__LISTED RECORDS__
* START *

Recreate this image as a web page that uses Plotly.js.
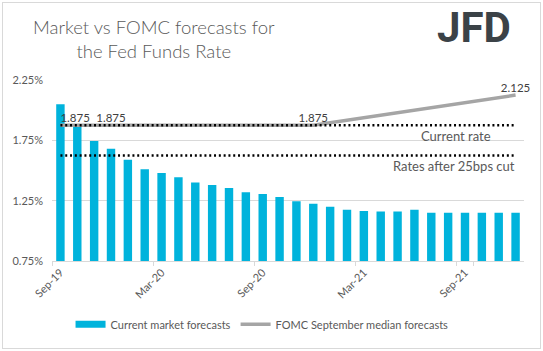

* END *
* START *

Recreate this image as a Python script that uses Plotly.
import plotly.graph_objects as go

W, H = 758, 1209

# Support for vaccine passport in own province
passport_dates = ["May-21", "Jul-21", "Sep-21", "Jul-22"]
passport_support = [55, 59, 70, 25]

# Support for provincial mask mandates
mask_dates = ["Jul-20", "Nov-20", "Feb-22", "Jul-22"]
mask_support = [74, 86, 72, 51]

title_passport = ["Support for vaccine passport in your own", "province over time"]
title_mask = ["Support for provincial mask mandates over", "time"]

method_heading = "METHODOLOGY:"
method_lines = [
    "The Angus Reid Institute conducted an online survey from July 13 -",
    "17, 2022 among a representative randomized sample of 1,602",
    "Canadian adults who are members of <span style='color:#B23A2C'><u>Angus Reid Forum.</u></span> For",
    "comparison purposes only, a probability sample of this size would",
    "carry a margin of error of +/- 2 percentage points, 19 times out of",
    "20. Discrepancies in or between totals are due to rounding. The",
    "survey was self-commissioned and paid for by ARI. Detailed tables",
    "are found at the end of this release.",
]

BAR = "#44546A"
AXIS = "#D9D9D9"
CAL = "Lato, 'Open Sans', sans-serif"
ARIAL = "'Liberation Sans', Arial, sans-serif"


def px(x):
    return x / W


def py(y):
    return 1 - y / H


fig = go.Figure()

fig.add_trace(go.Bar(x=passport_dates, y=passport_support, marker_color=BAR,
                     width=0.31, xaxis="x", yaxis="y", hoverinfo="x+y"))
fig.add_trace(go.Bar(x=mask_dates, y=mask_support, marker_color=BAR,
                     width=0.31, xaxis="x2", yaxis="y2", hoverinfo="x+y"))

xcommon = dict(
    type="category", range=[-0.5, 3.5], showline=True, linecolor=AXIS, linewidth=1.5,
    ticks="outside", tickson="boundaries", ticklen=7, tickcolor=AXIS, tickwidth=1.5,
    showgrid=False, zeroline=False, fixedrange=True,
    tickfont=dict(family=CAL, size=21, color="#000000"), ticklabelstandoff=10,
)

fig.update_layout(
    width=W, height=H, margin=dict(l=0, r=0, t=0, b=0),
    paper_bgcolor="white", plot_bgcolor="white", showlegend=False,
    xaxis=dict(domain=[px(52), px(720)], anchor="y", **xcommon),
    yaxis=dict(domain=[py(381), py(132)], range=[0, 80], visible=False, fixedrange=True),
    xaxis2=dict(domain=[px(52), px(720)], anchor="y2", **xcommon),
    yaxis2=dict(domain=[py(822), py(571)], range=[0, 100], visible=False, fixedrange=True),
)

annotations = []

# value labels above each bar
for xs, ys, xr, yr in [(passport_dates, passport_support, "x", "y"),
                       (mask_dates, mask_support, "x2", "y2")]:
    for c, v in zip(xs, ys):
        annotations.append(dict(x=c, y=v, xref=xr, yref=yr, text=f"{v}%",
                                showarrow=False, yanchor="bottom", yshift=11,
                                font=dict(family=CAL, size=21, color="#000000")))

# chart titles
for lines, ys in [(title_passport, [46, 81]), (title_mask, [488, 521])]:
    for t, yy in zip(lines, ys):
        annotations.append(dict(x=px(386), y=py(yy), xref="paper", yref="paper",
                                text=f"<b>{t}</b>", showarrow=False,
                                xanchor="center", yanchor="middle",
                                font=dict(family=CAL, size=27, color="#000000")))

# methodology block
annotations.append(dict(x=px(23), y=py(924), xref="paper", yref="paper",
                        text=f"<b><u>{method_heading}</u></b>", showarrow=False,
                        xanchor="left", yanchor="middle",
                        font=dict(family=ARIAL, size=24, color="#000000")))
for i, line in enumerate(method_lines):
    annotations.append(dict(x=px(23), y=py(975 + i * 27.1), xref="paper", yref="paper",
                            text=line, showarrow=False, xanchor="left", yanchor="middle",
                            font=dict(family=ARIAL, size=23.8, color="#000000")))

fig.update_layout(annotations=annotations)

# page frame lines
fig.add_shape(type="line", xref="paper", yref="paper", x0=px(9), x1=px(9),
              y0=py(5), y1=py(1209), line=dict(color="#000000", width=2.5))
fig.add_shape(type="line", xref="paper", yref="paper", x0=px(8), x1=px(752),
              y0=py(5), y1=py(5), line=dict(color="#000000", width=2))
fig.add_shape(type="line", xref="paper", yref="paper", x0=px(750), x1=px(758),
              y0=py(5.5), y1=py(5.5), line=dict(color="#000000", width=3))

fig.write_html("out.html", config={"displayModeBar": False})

* END *

Which lines of the data above contain "uses"? Copy each one.

Recreate this image as a web page that uses Plotly.js.
Recreate this image as a Python script that uses Plotly.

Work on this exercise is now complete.